Continuing his journey through the Library of Wales collection, Jon Gower finds much to admire in Gwyn Thomas’ All Things Betray Thee.
One might not automatically associate Gwyn Thomas with the historical novel but with this 1949 offering he both earns his spurs and demonstrates a deep respect for and understanding of the past. But the work is not without the usual Thomas verbal flourishes: in a big new grey-stone chapel ‘Mr. Bowen kept hell on a gilt leash’. Elsewhere a character avers that ‘mobility and cheap art are golden privileges in an age when man is sizing up the long dirty job of finishing his career as a starveling and a fool’. Yet the literary firework displays one usually attends in Gwyn Thomas’s novels are few and scanty: the prose of All Things Betray Thee is quieter, more sedate and unadorned, and more in keeping with weighty matters of personal and social conscience.
Cast in the febrile 1830s, a time of social ferment and friction, of both the Newport and the Merthyr uprisings, this is a work also filled with music, and specifically harp music. One of its central characters, Alan Hugh Leigh is a travelling harpist, a man whose sometimes melancholic instrument touches all of his listeners:
Around my harp, in all the villages of all the hills and valleys where I had stayed for a brief night or day, had crystallised whole layers of expressed longings and regret. Then, after each session of playing and singing, I had felt the layers peel away under the aseptic brush of wind and sun, for there was that within me which set a fence around my pity and bade all other men and women let me be and pass.
As the novel opens the peregrinating harpist is without a harp, as a drunk farmer had smithereened the instrument after an altercation, leaving it as nothing more than a pile of splinters. The harp-less Alan is looking for his friend, the singer and activist John Simon Adams, and in doing so wanders a world filled with unfairness, where hill farmers with their ‘will and muscles made the hard land made soft and made wheat grow where people said it would not’ see that land appropriated by aristocrats, backed up by the military, driving the people off the land like foxes. And as if the yeomanry’s bayonets weren’t threat enough, there’s always the spectre of transportation, punishing Australian exile doled out by harsh judges, or, should they see fit, death by hanging. To raise one’s voice in protest is a dangerous act.

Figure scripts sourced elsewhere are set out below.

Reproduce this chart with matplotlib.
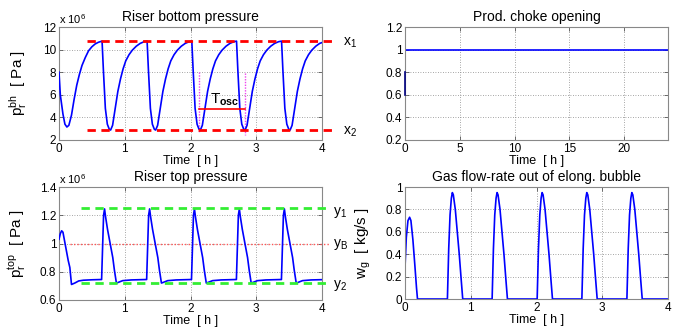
import matplotlib
matplotlib.use("Agg")
import matplotlib.pyplot as plt

plt.rcParams['font.family'] = ['Liberation Sans', 'DejaVu Sans']
plt.rcParams['mathtext.fontset'] = 'custom'
plt.rcParams['mathtext.rm'] = 'Liberation Sans'
plt.rcParams['mathtext.it'] = 'Liberation Sans'
plt.rcParams['mathtext.bf'] = 'Liberation Sans:bold'

# ---------------- data ----------------
# Riser bottom pressure [x 1e6 Pa]
t_bh = [0.00, 0.02, 0.06, 0.09, 0.12, 0.15, 0.19, 0.23, 0.27, 0.31, 0.35, 0.40, 0.45, 0.50, 0.55, 0.60, 0.655,
        0.675, 0.705, 0.735, 0.765, 0.785, 0.815, 0.855, 0.895, 0.935, 0.975, 1.015, 1.065, 1.115, 1.175, 1.235, 1.295, 1.34,
        1.36, 1.39, 1.42, 1.45, 1.47, 1.50, 1.54, 1.58, 1.62, 1.66, 1.70, 1.75, 1.80, 1.86, 1.92, 1.98, 2.02,
        2.04, 2.07, 2.10, 2.13, 2.15, 2.18, 2.22, 2.26, 2.30, 2.34, 2.38, 2.43, 2.48, 2.54, 2.60, 2.66, 2.70,
        2.72, 2.75, 2.78, 2.81, 2.83, 2.86, 2.90, 2.94, 2.98, 3.02, 3.06, 3.11, 3.16, 3.22, 3.28, 3.34, 3.385,
        3.405, 3.435, 3.465, 3.495, 3.515, 3.545, 3.585, 3.625, 3.665, 3.705, 3.745, 3.795, 3.845, 3.905, 3.965, 4.00]
p_bh = [8.0, 6.0, 4.3, 3.4, 3.15, 3.3, 4.2, 5.6, 6.85, 7.8, 8.6, 9.3, 9.9, 10.25, 10.5, 10.65, 10.75,
        8.2, 4.8, 3.4, 2.95, 2.88, 3.3, 4.8, 6.3, 7.4, 8.3, 9.0, 9.55, 9.95, 10.3, 10.55, 10.7, 10.75,
        8.2, 4.8, 3.4, 2.95, 2.88, 3.3, 4.8, 6.3, 7.4, 8.3, 9.0, 9.55, 9.95, 10.3, 10.55, 10.7, 10.75,
        8.2, 4.8, 3.4, 2.95, 2.88, 3.3, 4.8, 6.3, 7.4, 8.3, 9.0, 9.55, 9.95, 10.3, 10.55, 10.7, 10.75,
        8.2, 4.8, 3.4, 2.95, 2.88, 3.3, 4.8, 6.3, 7.4, 8.3, 9.0, 9.55, 9.95, 10.3, 10.55, 10.7, 10.75,
        8.2, 4.8, 3.4, 2.95, 2.88, 3.3, 4.8, 6.3, 7.4, 8.3, 9.0, 9.55, 9.95, 10.3, 10.55, 10.62]
x1_level = 10.75
x2_level = 2.9
x_lines_t = [0.42, 4.2]
tosc_t = [2.135, 2.83]
tosc_level = 4.77

# Production choke opening
t_choke = [0, 24]
u_choke = [1.0, 1.0]
u_choke_init = [0.6, 0.8]

# Riser top pressure [x 1e6 Pa]
t_top = [0.00, 0.02, 0.04, 0.06, 0.10, 0.14, 0.165, 0.19, 0.24, 0.30, 0.37, 0.50, 0.648,
         0.678, 0.693, 0.708, 0.738, 0.778, 0.818, 0.843, 0.873, 0.903, 0.968, 1.098, 1.333,
         1.363, 1.378, 1.393, 1.423, 1.463, 1.503, 1.528, 1.558, 1.588, 1.653, 1.783, 2.015,
         2.045, 2.060, 2.075, 2.105, 2.145, 2.185, 2.210, 2.240, 2.270, 2.335, 2.465, 2.698,
         2.728, 2.743, 2.758, 2.788, 2.828, 2.868, 2.893, 2.923, 2.953, 3.018, 3.148, 3.383,
         3.413, 3.428, 3.443, 3.473, 3.513, 3.553, 3.578, 3.608, 3.638, 3.703, 3.833, 4.00]
p_top = [1.03, 1.07, 1.09, 1.08, 0.98, 0.88, 0.83, 0.71, 0.72, 0.735, 0.74, 0.743, 0.745,
         1.20, 1.245, 1.19, 1.10, 1.00, 0.90, 0.81, 0.72, 0.725, 0.737, 0.742, 0.745,
         1.20, 1.245, 1.19, 1.10, 1.00, 0.90, 0.81, 0.72, 0.725, 0.737, 0.742, 0.745,
         1.20, 1.245, 1.19, 1.10, 1.00, 0.90, 0.81, 0.72, 0.725, 0.737, 0.742, 0.745,
         1.20, 1.245, 1.19, 1.10, 1.00, 0.90, 0.81, 0.72, 0.725, 0.737, 0.742, 0.745,
         1.20, 1.245, 1.19, 1.10, 1.00, 0.90, 0.81, 0.72, 0.725, 0.737, 0.742, 0.744]
y1_level = 1.25
y2_level = 0.72
yB_level = 1.0
y_lines_t = [0.33, 4.12]
yB_line_t = [0.17, 4.12]

# Gas flow-rate out of elongated bubble [kg/s]
t_wg = [0.00, 0.02, 0.045, 0.07, 0.09, 0.12, 0.15, 0.175, 0.19, 0.645,
        0.665, 0.685, 0.705, 0.72, 0.735, 0.765, 0.795, 0.825, 0.855, 0.878, 1.325,
        1.345, 1.365, 1.385, 1.40, 1.415, 1.445, 1.475, 1.505, 1.535, 1.558, 2.010,
        2.030, 2.050, 2.070, 2.085, 2.100, 2.130, 2.160, 2.190, 2.220, 2.243, 2.690,
        2.710, 2.730, 2.750, 2.765, 2.780, 2.810, 2.840, 2.870, 2.900, 2.923, 3.375,
        3.395, 3.415, 3.435, 3.450, 3.465, 3.495, 3.525, 3.555, 3.585, 3.608, 4.00]
w_g = [0.28, 0.55, 0.70, 0.73, 0.70, 0.53, 0.30, 0.10, 0.0, 0.0,
       0.45, 0.75, 0.90, 0.95, 0.93, 0.80, 0.60, 0.40, 0.17, 0.0, 0.0,
       0.45, 0.75, 0.90, 0.95, 0.93, 0.80, 0.60, 0.40, 0.17, 0.0, 0.0,
       0.45, 0.75, 0.90, 0.95, 0.93, 0.80, 0.60, 0.40, 0.17, 0.0, 0.0,
       0.45, 0.75, 0.90, 0.95, 0.93, 0.80, 0.60, 0.40, 0.17, 0.0, 0.0,
       0.45, 0.75, 0.90, 0.95, 0.93, 0.80, 0.60, 0.40, 0.17, 0.0, 0.0]

# ---------------- figure ----------------
W, H = 686, 328
fig = plt.figure(figsize=(W / 100, H / 100), dpi=100)

def rect(l, t, r, b):
    return [l / W, 1 - b / H, (r - l) / W, (b - t) / H]

BLUE = '#0000ff'
RED = '#ff0000'
GREEN = '#33ee33'
TICK_FS = 8.5
LAB_FS = 10.5
TITLE_FS = 10

def style(ax, xlim, ylim, xticks, yticks, yticklabels=None):
    ax.set_xlim(*xlim)
    ax.set_ylim(*ylim)
    ax.set_xticks(xticks)
    ax.set_yticks(yticks)
    if yticklabels is not None:
        ax.set_yticklabels(yticklabels)
    ax.tick_params(direction='in', length=3, width=0.6, labelsize=TICK_FS,
                   top=True, right=True, pad=2, color='#555555')
    ax.grid(True, linestyle=(0, (1, 2)), color='#888888', linewidth=0.6)
    for s in ax.spines.values():
        s.set_color('#888888')
        s.set_linewidth(0.8)
    ax.set_xlabel('Time  [ h ]', fontsize=9, labelpad=0)

# Top-left
ax1 = fig.add_axes(rect(59, 27, 322, 140))
ax1.plot(t_bh, p_bh, color=BLUE, lw=1.2, zorder=3)
ax1.plot(x_lines_t, [x1_level] * 2, color=RED, lw=2.0, ls=(0, (3, 2)), clip_on=False, zorder=4)
ax1.plot(x_lines_t, [x2_level] * 2, color=RED, lw=2.0, ls=(0, (3, 2)), clip_on=False, zorder=4)
ax1.plot([tosc_t[0]] * 2, [8.0, 2.7], color='#ee44ee', lw=1.0, ls=(0, (1, 1)), zorder=2)
ax1.plot([tosc_t[1]] * 2, [7.9, 2.4], color='#ee44ee', lw=1.0, ls=(0, (1, 1)), zorder=2)
ax1.plot(tosc_t, [tosc_level] * 2, color=RED, lw=1.2, zorder=4)
ax1.text(2.3, 5.55, r'$\mathrm{T}_\mathbf{osc}$', fontsize=11, ha='left', va='center')
style(ax1, (0, 4), (2, 12), [0, 1, 2, 3, 4], [2, 4, 6, 8, 10, 12])
ax1.set_title('Riser bottom pressure', fontsize=TITLE_FS, pad=4)
ax1.set_ylabel(r'$\mathrm{p}_\mathrm{r}^\mathrm{bh}$  [ Pa ]', fontsize=LAB_FS + 0.5)
ax1.yaxis.set_label_coords(-0.115, 0.5)
ax1.text(0.0, 1.01, r'x 10$^\mathrm{6}$', transform=ax1.transAxes, fontsize=8, ha='left', va='bottom')
ax1.text(4.32, 10.6, r'$\mathrm{x}_\mathrm{1}$', fontsize=10, ha='left', va='center', clip_on=False)
ax1.text(4.32, 2.75, r'$\mathrm{x}_\mathrm{2}$', fontsize=10, ha='left', va='center', clip_on=False)

# Top-right
ax2 = fig.add_axes(rect(405, 27, 668, 140))
ax2.plot(t_choke, u_choke, color=BLUE, lw=1.2)
ax2.plot([0, 0], u_choke_init, color='#000080', lw=1.2, clip_on=False, zorder=5)
style(ax2, (0, 24), (0.2, 1.2), [0, 5, 10, 15, 20], [0.2, 0.4, 0.6, 0.8, 1.0, 1.2],
      ['0.2', '0.4', '0.6', '0.8', '1', '1.2'])
ax2.set_title('Prod. choke opening', fontsize=TITLE_FS, pad=4)

# Bottom-left
ax3 = fig.add_axes(rect(59, 187, 322, 300))
ax3.plot(t_top, p_top, color=BLUE, lw=1.2, zorder=3)
ax3.plot(y_lines_t, [y1_level] * 2, color=GREEN, lw=2.0, ls=(0, (3, 2)), clip_on=False, zorder=4)
ax3.plot(y_lines_t, [y2_level] * 2, color=GREEN, lw=2.0, ls=(0, (3, 2)), clip_on=False, zorder=4)
ax3.plot(yB_line_t, [yB_level] * 2, color='#ff5555', lw=1.0, ls=(0, (1, 1.5)), clip_on=False, zorder=2)
style(ax3, (0, 4), (0.6, 1.4), [0, 1, 2, 3, 4], [0.6, 0.8, 1.0, 1.2, 1.4],
      ['0.6', '0.8', '1', '1.2', '1.4'])
ax3.set_title('Riser top pressure', fontsize=TITLE_FS, pad=4)
ax3.set_ylabel(r'$\mathrm{p}_\mathrm{r}^\mathrm{top}$  [ Pa ]', fontsize=LAB_FS + 0.5)
ax3.yaxis.set_label_coords(-0.115, 0.5)
ax3.text(0.0, 1.01, r'x 10$^\mathrm{6}$', transform=ax3.transAxes, fontsize=8, ha='left', va='bottom')
ax3.text(4.17, 1.22, r'$\mathrm{y}_\mathrm{1}$', fontsize=10, ha='left', va='center', clip_on=False)
ax3.text(4.17, 0.995, r'$\mathrm{y}_\mathrm{B}$', fontsize=10, ha='left', va='center', clip_on=False)
ax3.text(4.17, 0.705, r'$\mathrm{y}_\mathrm{2}$', fontsize=10, ha='left', va='center', clip_on=False)

# Bottom-right
ax4 = fig.add_axes(rect(405, 187, 668, 299))
ax4.plot(t_wg, w_g, color=BLUE, lw=1.2)
style(ax4, (0, 4), (0, 1), [0, 1, 2, 3, 4], [0, 0.2, 0.4, 0.6, 0.8, 1.0],
      ['0', '0.2', '0.4', '0.6', '0.8', '1'])
ax4.set_title('Gas flow-rate out of elong. bubble', fontsize=TITLE_FS, pad=4)
ax4.set_ylabel(r'$\mathrm{w}_\mathrm{g}$  [ kg/s ]', fontsize=LAB_FS + 0.5)
ax4.yaxis.set_label_coords(-0.12, 0.5)

fig.savefig('out.png', dpi=100)
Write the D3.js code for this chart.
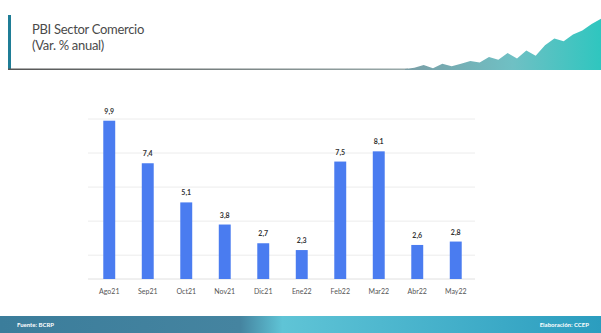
<!DOCTYPE html>
<html>
<head>
<meta charset="utf-8">
<script src="https://cdn.jsdelivr.net/npm/d3@7"></script>
<style>
  body { margin: 0; background: #fff; }
  svg { display: block; font-family: Lato, "Open Sans", sans-serif; }
</style>
</head>
<body>
<svg id="chart" width="601" height="333"></svg>
<script>
// Chart data
const months = ["Ago21", "Sep21", "Oct21", "Nov21", "Dic21", "Ene22", "Feb22", "Mar22", "Abr22", "May22"];
const values = [9.9, 7.4, 5.1, 3.8, 2.7, 2.3, 7.5, 8.1, 2.6, 2.8];
const gridTicks = [2, 4, 6, 8, 10];

// Decorative mountain in the header (relative heights)
const decor = [0, 1, 3, 0.5, 4, 2, 4, 6, 5, 9, 7, 12, 8, 14, 10, 18, 23, 21, 26, 29, 34, 38];

const width = 601, height = 333;
const svg = d3.select("#chart");
const defs = svg.append("defs");

// ---- Header ----
svg.append("rect")
  .attr("x", 8).attr("y", 15).attr("width", 3).attr("height", 55)
  .attr("fill", "#1f7d96");

const lineGrad = defs.append("linearGradient").attr("id", "hline");
lineGrad.append("stop").attr("offset", "0%").attr("stop-color", "#555");
lineGrad.append("stop").attr("offset", "100%").attr("stop-color", "#9aa");
svg.append("rect")
  .attr("x", 8).attr("y", 68.5).attr("width", 400).attr("height", 1.5)
  .attr("fill", "url(#hline)");

svg.append("text")
  .attr("x", 32).attr("y", 34)
  .attr("font-size", 13).attr("fill", "#4a4a4a")
  .style("letter-spacing", "-0.3px")
  .text("PBI Sector Comercio");
svg.append("text")
  .attr("x", 32).attr("y", 50)
  .attr("font-size", 13).attr("fill", "#4a4a4a")
  .style("letter-spacing", "-0.3px")
  .text("(Var. % anual)");

const mtGrad = defs.append("linearGradient").attr("id", "mt");
mtGrad.append("stop").attr("offset", "0%").attr("stop-color", "#7a9ea6");
mtGrad.append("stop").attr("offset", "55%").attr("stop-color", "#6fc0c4");
mtGrad.append("stop").attr("offset", "100%").attr("stop-color", "#2fc6bf");

const mx = d3.scaleLinear().domain([0, decor.length - 1]).range([405, 601]);
const my = d3.scaleLinear().domain([0, 40]).range([69, 16]);
svg.append("path")
  .datum(decor)
  .attr("d", d3.area().x((d, i) => mx(i)).y0(70).y1(d => my(d)))
  .attr("fill", "url(#mt)");

// ---- Bar chart ----
const x = d3.scaleBand()
  .domain(months)
  .range([90, 475])
  .paddingInner(0.69)
  .paddingOuter(0.345);

const y = d3.scaleLinear()
  .domain([0.6, 10])
  .range([279, 119]);

svg.append("g")
  .selectAll("line")
  .data(gridTicks)
  .join("line")
    .attr("x1", 88).attr("x2", 475)
    .attr("y1", d => y(d)).attr("y2", d => y(d))
    .attr("stroke", "#ececec").attr("stroke-width", 1);

svg.append("line")
  .attr("x1", 88).attr("x2", 475)
  .attr("y1", y(0.6)).attr("y2", y(0.6))
  .attr("stroke", "#e0e0e0");

svg.append("g")
  .selectAll("rect")
  .data(values)
  .join("rect")
    .attr("x", (d, i) => x(months[i]))
    .attr("y", d => y(d))
    .attr("width", x.bandwidth())
    .attr("height", d => y(0.6) - y(d))
    .attr("fill", "#4a7cf0");

svg.append("g")
  .selectAll("text")
  .data(values)
  .join("text")
    .attr("x", (d, i) => x(months[i]) + x.bandwidth() / 2)
    .attr("y", d => y(d) - 7)
    .attr("text-anchor", "middle")
    .attr("font-size", 7).attr("font-weight", "bold").attr("fill", "#333")
    .text(d => d3.format(".1f")(d).replace(".", ","));

const xAxis = d3.axisBottom(x).tickSize(0).tickPadding(10);
svg.append("g")
  .attr("transform", `translate(0,${y(0.6)})`)
  .call(xAxis)
  .call(g => g.select(".domain").remove())
  .call(g => g.selectAll("text")
    .attr("font-size", 7).attr("fill", "#555")
    .attr("font-family", "Lato, 'Open Sans', sans-serif"));

// ---- Footer ----
const ftGrad = defs.append("linearGradient").attr("id", "ft");
ftGrad.append("stop").attr("offset", "0%").attr("stop-color", "#3b7d9b");
ftGrad.append("stop").attr("offset", "40%").attr("stop-color", "#4584a0");
ftGrad.append("stop").attr("offset", "47%").attr("stop-color", "#5fc4d6");
ftGrad.append("stop").attr("offset", "100%").attr("stop-color", "#2b9dbf");
svg.append("rect")
  .attr("x", 0).attr("y", 316).attr("width", width).attr("height", 17)
  .attr("fill", "url(#ft)");

svg.append("text")
  .attr("x", 17).attr("y", 327)
  .attr("font-size", 6).attr("font-weight", "bold").attr("fill", "#fff")
  .text("Fuente: BCRP");
svg.append("text")
  .attr("x", 589).attr("y", 327)
  .attr("text-anchor", "end")
  .attr("font-size", 6).attr("font-weight", "bold").attr("fill", "#fff")
  .text("Elaboración: CCEP");
</script>
</body>
</html>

The novel, set in the Merthyrish iron town of Moonlea lays bare the process by which individual ire melds into collective grievance, as men grow to understand that they can better fight for their beliefs by standing together, and marching in step. They make for a stirring spectacle:
Then, below me, five great veins of redness pressed to the surface of the night. The legions were coming up from the south, men bearing torches in their ranks, making for the foot of the mountain on which I stood. I looked fascinated at the broad streams of brightness that came closer, clearer.
The protests in Moonlea are part of something bigger, a movement forming and fomenting in big cities such as London, Manchester and Birmingham.
As the Moonlea men gather and group together, the ironmasters bring in more soldiers, fully intent on breaking the troublesome, collective spirit and to keep the Moonlea furnaces burning bright and profits high. In this instance, in this struggle, in this novel, the men will be, and are defeated, but their spirit remains unvanquished, seeding a certain hope for the future.
At novel’s end, as Alan the harpist climbs up the hill known as Arthur’s Crown, surveying as he does so the house of the ironmaster, Penbury, beneath him, he walks away from the town, ‘away from Moonlea, yet eternally towards Moonlea, full of a strong, ripening, unanswerable bitterness, feeling in my fingers the promise of a new enormous music’.
That Janus moment, simultaneously turning away from the iron town, and at the same time towards Moonlea might be the same poised moment where the future learns from the past, where union members study the lessons of social struggle, in that school of very hard knocks. But where they also hear the self-same strains of a new, enormous music, destined to be impossible to contain.